Lessee shall (a) use, operate, maintain, transport and store the Props in a careful and proper manner; (b) protect the Props for deterioration; (c) use the Props only for the uses contemplated herein; and (d) maintain accurate and complete records of all repairs and maintenance of the Props and allow Lessor to inspect those records any time. Lessor shall not provide service, maintenance, repairs, or parts for the Props, except as otherwise specifically agreed by Lessor in writing.
(11) Governing Law.
This Agreement shall be construed under and in accordance with the laws of the State of Georgia.
(12) Default.
Upon Lessee’s breach of this Agreement, Lessor shall have the right, at its option, to terminate this Agreement and cease performance. The continuation of Lessor’s performance hereunder after a breach shall not constitute a waiver or operate as any form of estoppel with respect to Lessor’s later assertion of its right to cease such performance at any time so long as any breach has not been cured.

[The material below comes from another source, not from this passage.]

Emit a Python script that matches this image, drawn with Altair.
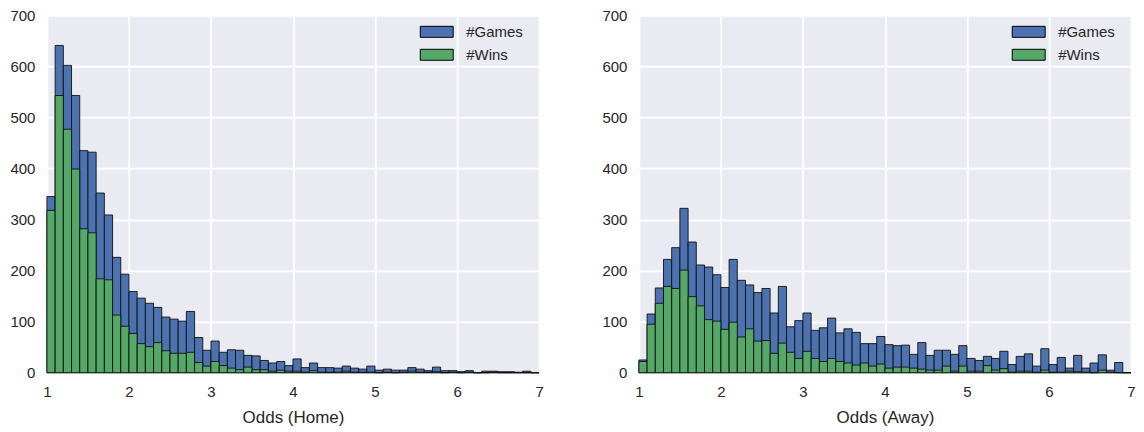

(13) Waiver of Injunctive Relief.
Lessor’s sole and exclusive remedy in connection with Lessee’s breach, termination or cancellation of this agreement or any term hereof, shall be an action for damages. In no event shall Lessor be entitled to enjoin, restrain or otherwise impair in any manner Lessee’s production, distribution, exhibition, exploitation, advertising, publicity or promotion of the Recordings.
(14) Dispute Resolution.
Any controversy or claim arising out of or related to this Agreement or breach of this Agreement will be settle by binding arbitration, in Atlanta, Georgia, under the auspices of the Judicial Arbitration and Mediation Service (“JAMS”). The arbitration will be conducted by a single arbitrator under JAMS Streamlined Arbitration Rules. The decision and award of the arbitrator will be final and binding and any award may be entered in any court having jurisdiction. The prevailing party in any such arbitration shall be entitled to an award of reasonable attorney’s fees and costs in addition to any other relief granted.
(15) Assignment and Delegation.
Lessee may not assign any rights or delegate any duties hereunder without Lessor’s express written consent.
(16) Integration.
These terms and conditions, and the purchase order and any addenda attached hereto, which are incorporated by reference and made an integral part of the Agreement, constitute the entire agreement between the parties. No agreements, representations, or warranties other than those specifically set forth in the Agreement or in the attached purchase order and addenda will be binding on any of the parties unless set forth in writing and signed by both parties.
LESSEE HEREBY ACKNOWLEDGES AND AGREES TO THE TERMS AND CONDITIONS SET FORTH HEREIN.